Stored records:
## BEGIN
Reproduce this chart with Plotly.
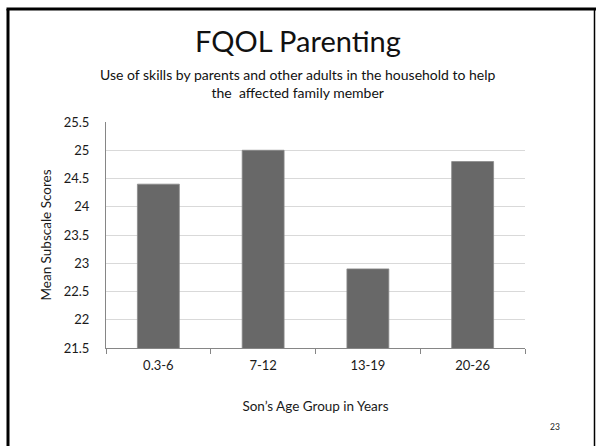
import plotly.graph_objects as go

categories = ["0.3-6", "7-12", "13-19", "20-26"]
values = [24.4, 25.0, 22.9, 24.8]
y_ticks = [21.5, 22, 22.5, 23, 23.5, 24, 24.5, 25, 25.5]
y_tick_labels = ["21.5", "22", "22.5", "23", "23.5", "24", "24.5", "25", "25.5"]

W, H = 596, 447
L, R, T, B = 106, 71, 121.5, 98.5
PW, PH = W - L - R, H - T - B

def px(x):
    return (x - L) / PW

def py(y):
    return (H - B - y) / PH

FONT = "Lato, 'Open Sans', sans-serif"

fig = go.Figure(go.Bar(
    x=categories, y=values,
    marker=dict(color="#686868", line=dict(color="#8a8a8a", width=0.8)),
    width=0.4,
))

fig.update_layout(
    width=W, height=H,
    margin=dict(l=L, r=R, t=T, b=B),
    paper_bgcolor="white", plot_bgcolor="white",
    showlegend=False,
    font=dict(family=FONT, color="#1a1a1a", size=13),
)
fig.update_yaxes(
    range=[21.5, 25.5], tickvals=y_ticks, ticktext=y_tick_labels,
    showgrid=True, gridcolor="#d9d9d9", gridwidth=1,
    showline=True, linecolor="#868686", linewidth=1,
    ticks="", ticklabelstandoff=13,
    tickfont=dict(size=13, family=FONT, color="#1a1a1a"),
    zeroline=False,
    title=dict(text="Mean Subscale Scores", font=dict(size=13.5, family=FONT, color="#1a1a1a"), standoff=8),
)
fig.update_xaxes(
    showline=True, linecolor="#868686", linewidth=1,
    ticks="outside", ticklen=5, tickcolor="#868686",
    tickson="boundaries", ticklabelstandoff=5,
    tickfont=dict(size=13, family=FONT, color="#1a1a1a"),
    title=dict(text="Son’s Age Group in Years", font=dict(size=13.5, family=FONT, color="#1a1a1a"), standoff=29),
)

annotations = [
    dict(text="FQOL Parenting", x=px(298), y=py(40), font=dict(size=29, family=FONT, color="#111")),
    dict(text="Use of skills by parents and other adults in the household to help<br>the  affected family member",
         x=px(298), y=py(83), font=dict(size=14, family=FONT, color="#111")),
    dict(text="23", x=px(555), y=py(428), font=dict(size=8.5, family=FONT, color="#222")),
]
for a in annotations:
    a.update(xref="paper", yref="paper", showarrow=False, xanchor="center", yanchor="middle")
fig.update_layout(annotations=annotations)

shapes = [
    dict(type="line", x0=px(6.5), x1=px(596), y0=py(8), y1=py(8), line=dict(color="black", width=3)),
    dict(type="line", x0=px(8), x1=px(8), y0=py(8), y1=py(447), line=dict(color="black", width=3)),
    dict(type="line", x0=px(594.5), x1=px(594.5), y0=py(8), y1=py(447), line=dict(color="black", width=1.5)),
]
for s in shapes:
    s.update(xref="paper", yref="paper")
fig.update_layout(shapes=shapes)

fig.write_html("out.html")
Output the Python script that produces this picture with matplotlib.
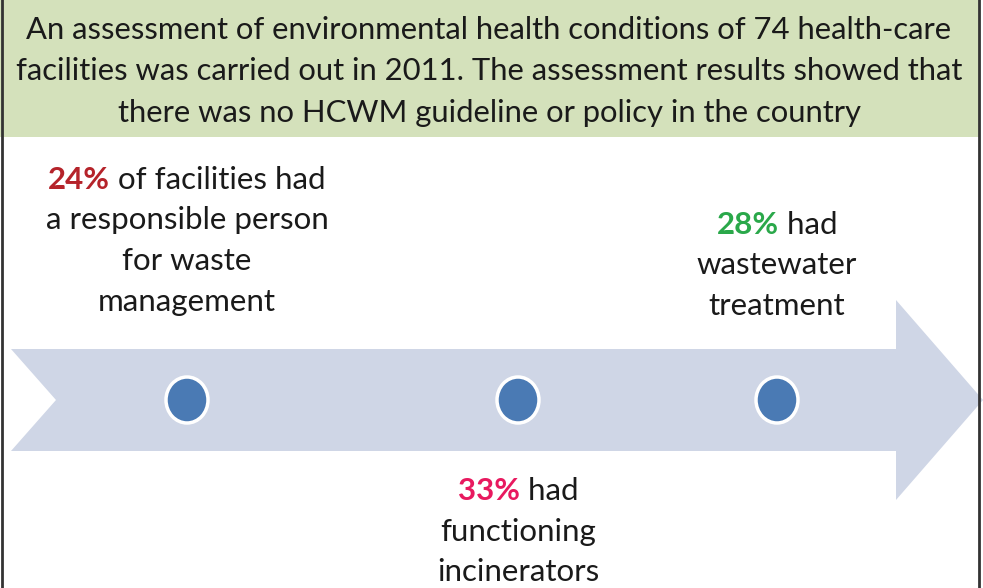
## END
Omitting all images, print the listing exactly.

• The response
Reproduce this chart with Plotly.
import plotly.graph_objects as go

categories = ["0.3-6", "7-12", "13-19", "20-26"]
values = [24.4, 25.0, 22.9, 24.8]
y_ticks = [21.5, 22, 22.5, 23, 23.5, 24, 24.5, 25, 25.5]
y_tick_labels = ["21.5", "22", "22.5", "23", "23.5", "24", "24.5", "25", "25.5"]

W, H = 596, 447
L, R, T, B = 106, 71, 121.5, 98.5
PW, PH = W - L - R, H - T - B

def px(x):
    return (x - L) / PW

def py(y):
    return (H - B - y) / PH

FONT = "Lato, 'Open Sans', sans-serif"

fig = go.Figure(go.Bar(
    x=categories, y=values,
    marker=dict(color="#686868", line=dict(color="#8a8a8a", width=0.8)),
    width=0.4,
))

fig.update_layout(
    width=W, height=H,
    margin=dict(l=L, r=R, t=T, b=B),
    paper_bgcolor="white", plot_bgcolor="white",
    showlegend=False,
    font=dict(family=FONT, color="#1a1a1a", size=13),
)
fig.update_yaxes(
    range=[21.5, 25.5], tickvals=y_ticks, ticktext=y_tick_labels,
    showgrid=True, gridcolor="#d9d9d9", gridwidth=1,
    showline=True, linecolor="#868686", linewidth=1,
    ticks="", ticklabelstandoff=13,
    tickfont=dict(size=13, family=FONT, color="#1a1a1a"),
    zeroline=False,
    title=dict(text="Mean Subscale Scores", font=dict(size=13.5, family=FONT, color="#1a1a1a"), standoff=8),
)
fig.update_xaxes(
    showline=True, linecolor="#868686", linewidth=1,
    ticks="outside", ticklen=5, tickcolor="#868686",
    tickson="boundaries", ticklabelstandoff=5,
    tickfont=dict(size=13, family=FONT, color="#1a1a1a"),
    title=dict(text="Son’s Age Group in Years", font=dict(size=13.5, family=FONT, color="#1a1a1a"), standoff=29),
)

annotations = [
    dict(text="FQOL Parenting", x=px(298), y=py(40), font=dict(size=29, family=FONT, color="#111")),
    dict(text="Use of skills by parents and other adults in the household to help<br>the  affected family member",
         x=px(298), y=py(83), font=dict(size=14, family=FONT, color="#111")),
    dict(text="23", x=px(555), y=py(428), font=dict(size=8.5, family=FONT, color="#222")),
]
for a in annotations:
    a.update(xref="paper", yref="paper", showarrow=False, xanchor="center", yanchor="middle")
fig.update_layout(annotations=annotations)

shapes = [
    dict(type="line", x0=px(6.5), x1=px(596), y0=py(8), y1=py(8), line=dict(color="black", width=3)),
    dict(type="line", x0=px(8), x1=px(8), y0=py(8), y1=py(447), line=dict(color="black", width=3)),
    dict(type="line", x0=px(594.5), x1=px(594.5), y0=py(8), y1=py(447), line=dict(color="black", width=1.5)),
]
for s in shapes:
    s.update(xref="paper", yref="paper")
fig.update_layout(shapes=shapes)

fig.write_html("out.html")
Output the Python script that produces this picture with matplotlib.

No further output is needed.